Directions.
In the listing that follows, retype every line from the first through the one containing "var tituloEsq = 'Number';". Pictures are to be left out.

====== Stored data ======

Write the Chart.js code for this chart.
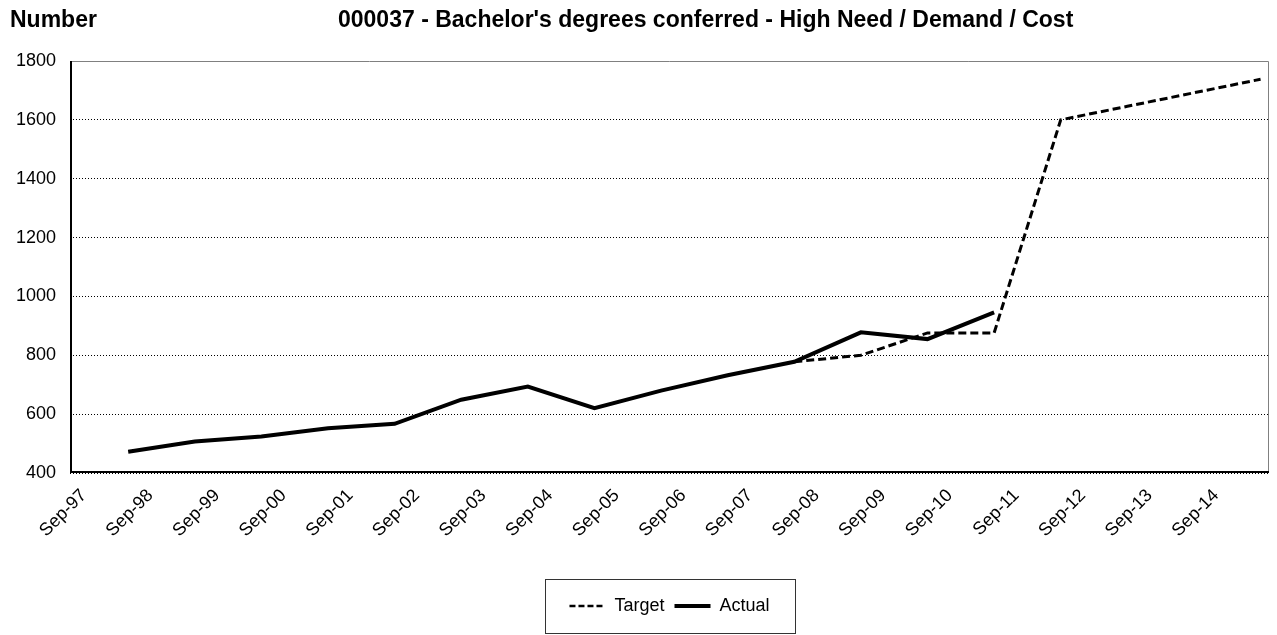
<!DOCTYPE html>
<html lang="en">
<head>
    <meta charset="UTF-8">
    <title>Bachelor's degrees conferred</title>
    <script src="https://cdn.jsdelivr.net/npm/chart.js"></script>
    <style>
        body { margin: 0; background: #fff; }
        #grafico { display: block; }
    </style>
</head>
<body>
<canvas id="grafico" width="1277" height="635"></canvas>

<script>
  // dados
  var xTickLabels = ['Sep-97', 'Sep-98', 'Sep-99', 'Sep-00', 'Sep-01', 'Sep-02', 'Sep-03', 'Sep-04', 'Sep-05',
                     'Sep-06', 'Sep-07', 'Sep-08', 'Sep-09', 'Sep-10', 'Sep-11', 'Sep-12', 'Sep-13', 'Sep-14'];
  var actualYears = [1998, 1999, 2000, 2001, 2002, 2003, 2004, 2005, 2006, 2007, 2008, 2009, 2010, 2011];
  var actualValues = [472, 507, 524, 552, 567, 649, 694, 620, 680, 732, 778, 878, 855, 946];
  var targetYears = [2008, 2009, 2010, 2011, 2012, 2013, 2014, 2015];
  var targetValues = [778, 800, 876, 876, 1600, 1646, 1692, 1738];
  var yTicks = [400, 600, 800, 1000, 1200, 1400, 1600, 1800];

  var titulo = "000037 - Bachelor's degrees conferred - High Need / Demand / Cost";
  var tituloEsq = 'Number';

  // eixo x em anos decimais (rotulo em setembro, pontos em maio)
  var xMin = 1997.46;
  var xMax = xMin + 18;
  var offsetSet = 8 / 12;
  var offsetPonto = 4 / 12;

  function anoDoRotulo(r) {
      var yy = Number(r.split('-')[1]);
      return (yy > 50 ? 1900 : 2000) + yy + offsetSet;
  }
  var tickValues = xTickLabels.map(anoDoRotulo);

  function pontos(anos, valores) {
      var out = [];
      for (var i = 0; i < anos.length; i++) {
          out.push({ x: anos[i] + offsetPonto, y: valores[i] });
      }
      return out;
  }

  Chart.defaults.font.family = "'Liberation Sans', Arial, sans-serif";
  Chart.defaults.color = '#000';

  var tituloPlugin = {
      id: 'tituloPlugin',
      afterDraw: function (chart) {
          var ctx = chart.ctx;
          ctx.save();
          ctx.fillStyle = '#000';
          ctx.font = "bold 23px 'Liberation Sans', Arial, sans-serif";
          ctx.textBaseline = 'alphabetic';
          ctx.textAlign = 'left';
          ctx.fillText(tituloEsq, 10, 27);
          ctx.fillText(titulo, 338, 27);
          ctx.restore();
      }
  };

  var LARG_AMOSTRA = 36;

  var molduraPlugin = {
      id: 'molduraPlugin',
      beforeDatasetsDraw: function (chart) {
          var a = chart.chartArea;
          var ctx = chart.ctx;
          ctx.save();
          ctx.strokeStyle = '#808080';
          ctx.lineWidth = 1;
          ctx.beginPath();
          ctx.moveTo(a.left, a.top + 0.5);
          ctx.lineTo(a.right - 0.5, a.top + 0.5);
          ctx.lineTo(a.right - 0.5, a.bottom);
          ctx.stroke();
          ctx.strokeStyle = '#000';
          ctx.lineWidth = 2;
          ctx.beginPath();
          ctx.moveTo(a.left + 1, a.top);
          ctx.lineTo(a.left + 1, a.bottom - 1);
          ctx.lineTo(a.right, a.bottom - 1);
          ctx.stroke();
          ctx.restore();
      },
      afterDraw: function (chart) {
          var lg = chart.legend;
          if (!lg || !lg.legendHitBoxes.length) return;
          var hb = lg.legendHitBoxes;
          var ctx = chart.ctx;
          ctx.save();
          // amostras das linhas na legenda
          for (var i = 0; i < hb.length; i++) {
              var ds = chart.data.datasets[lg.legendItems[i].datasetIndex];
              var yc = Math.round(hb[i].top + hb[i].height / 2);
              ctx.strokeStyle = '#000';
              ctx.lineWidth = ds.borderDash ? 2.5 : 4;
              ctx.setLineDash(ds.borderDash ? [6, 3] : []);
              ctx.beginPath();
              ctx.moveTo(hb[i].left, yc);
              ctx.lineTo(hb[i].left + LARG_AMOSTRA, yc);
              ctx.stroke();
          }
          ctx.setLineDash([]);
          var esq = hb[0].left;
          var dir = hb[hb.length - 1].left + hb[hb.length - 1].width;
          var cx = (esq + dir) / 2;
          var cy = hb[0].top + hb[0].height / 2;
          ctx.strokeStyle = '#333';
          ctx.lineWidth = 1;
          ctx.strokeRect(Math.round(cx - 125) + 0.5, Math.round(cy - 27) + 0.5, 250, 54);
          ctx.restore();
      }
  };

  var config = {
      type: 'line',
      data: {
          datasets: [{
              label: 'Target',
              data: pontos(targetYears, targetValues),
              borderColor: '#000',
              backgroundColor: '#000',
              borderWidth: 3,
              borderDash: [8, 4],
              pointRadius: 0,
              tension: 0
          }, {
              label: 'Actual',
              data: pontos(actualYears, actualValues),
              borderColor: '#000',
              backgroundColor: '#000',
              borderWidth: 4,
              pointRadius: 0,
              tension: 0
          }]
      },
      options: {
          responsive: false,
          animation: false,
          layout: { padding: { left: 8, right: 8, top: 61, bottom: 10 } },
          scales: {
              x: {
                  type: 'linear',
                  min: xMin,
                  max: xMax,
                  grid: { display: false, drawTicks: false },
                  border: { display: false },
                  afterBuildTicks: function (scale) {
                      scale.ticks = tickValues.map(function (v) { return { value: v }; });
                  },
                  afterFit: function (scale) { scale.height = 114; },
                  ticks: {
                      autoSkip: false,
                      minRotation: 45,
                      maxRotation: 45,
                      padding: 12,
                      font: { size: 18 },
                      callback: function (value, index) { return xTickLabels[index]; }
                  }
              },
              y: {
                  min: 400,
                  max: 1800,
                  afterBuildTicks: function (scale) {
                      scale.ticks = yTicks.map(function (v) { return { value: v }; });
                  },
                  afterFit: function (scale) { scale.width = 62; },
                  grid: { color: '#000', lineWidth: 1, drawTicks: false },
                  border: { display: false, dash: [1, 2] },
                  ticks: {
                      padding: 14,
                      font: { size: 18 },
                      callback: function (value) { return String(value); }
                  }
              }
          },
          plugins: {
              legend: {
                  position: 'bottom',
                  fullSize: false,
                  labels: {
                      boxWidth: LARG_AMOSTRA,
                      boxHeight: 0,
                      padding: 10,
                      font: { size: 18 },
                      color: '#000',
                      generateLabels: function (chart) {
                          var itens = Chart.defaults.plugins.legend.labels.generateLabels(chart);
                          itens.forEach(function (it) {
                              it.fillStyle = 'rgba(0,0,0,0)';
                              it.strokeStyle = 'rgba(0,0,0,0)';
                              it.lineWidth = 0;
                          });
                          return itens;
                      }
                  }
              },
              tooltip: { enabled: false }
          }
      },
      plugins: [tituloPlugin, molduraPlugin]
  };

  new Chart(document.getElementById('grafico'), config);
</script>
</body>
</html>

======

Task solution.
Write the Chart.js code for this chart.
<!DOCTYPE html>
<html lang="en">
<head>
    <meta charset="UTF-8">
    <title>Bachelor's degrees conferred</title>
    <script src="https://cdn.jsdelivr.net/npm/chart.js"></script>
    <style>
        body { margin: 0; background: #fff; }
        #grafico { display: block; }
    </style>
</head>
<body>
<canvas id="grafico" width="1277" height="635"></canvas>

<script>
  // dados
  var xTickLabels = ['Sep-97', 'Sep-98', 'Sep-99', 'Sep-00', 'Sep-01', 'Sep-02', 'Sep-03', 'Sep-04', 'Sep-05',
                     'Sep-06', 'Sep-07', 'Sep-08', 'Sep-09', 'Sep-10', 'Sep-11', 'Sep-12', 'Sep-13', 'Sep-14'];
  var actualYears = [1998, 1999, 2000, 2001, 2002, 2003, 2004, 2005, 2006, 2007, 2008, 2009, 2010, 2011];
  var actualValues = [472, 507, 524, 552, 567, 649, 694, 620, 680, 732, 778, 878, 855, 946];
  var targetYears = [2008, 2009, 2010, 2011, 2012, 2013, 2014, 2015];
  var targetValues = [778, 800, 876, 876, 1600, 1646, 1692, 1738];
  var yTicks = [400, 600, 800, 1000, 1200, 1400, 1600, 1800];

  var titulo = "000037 - Bachelor's degrees conferred - High Need / Demand / Cost";
  var tituloEsq = 'Number';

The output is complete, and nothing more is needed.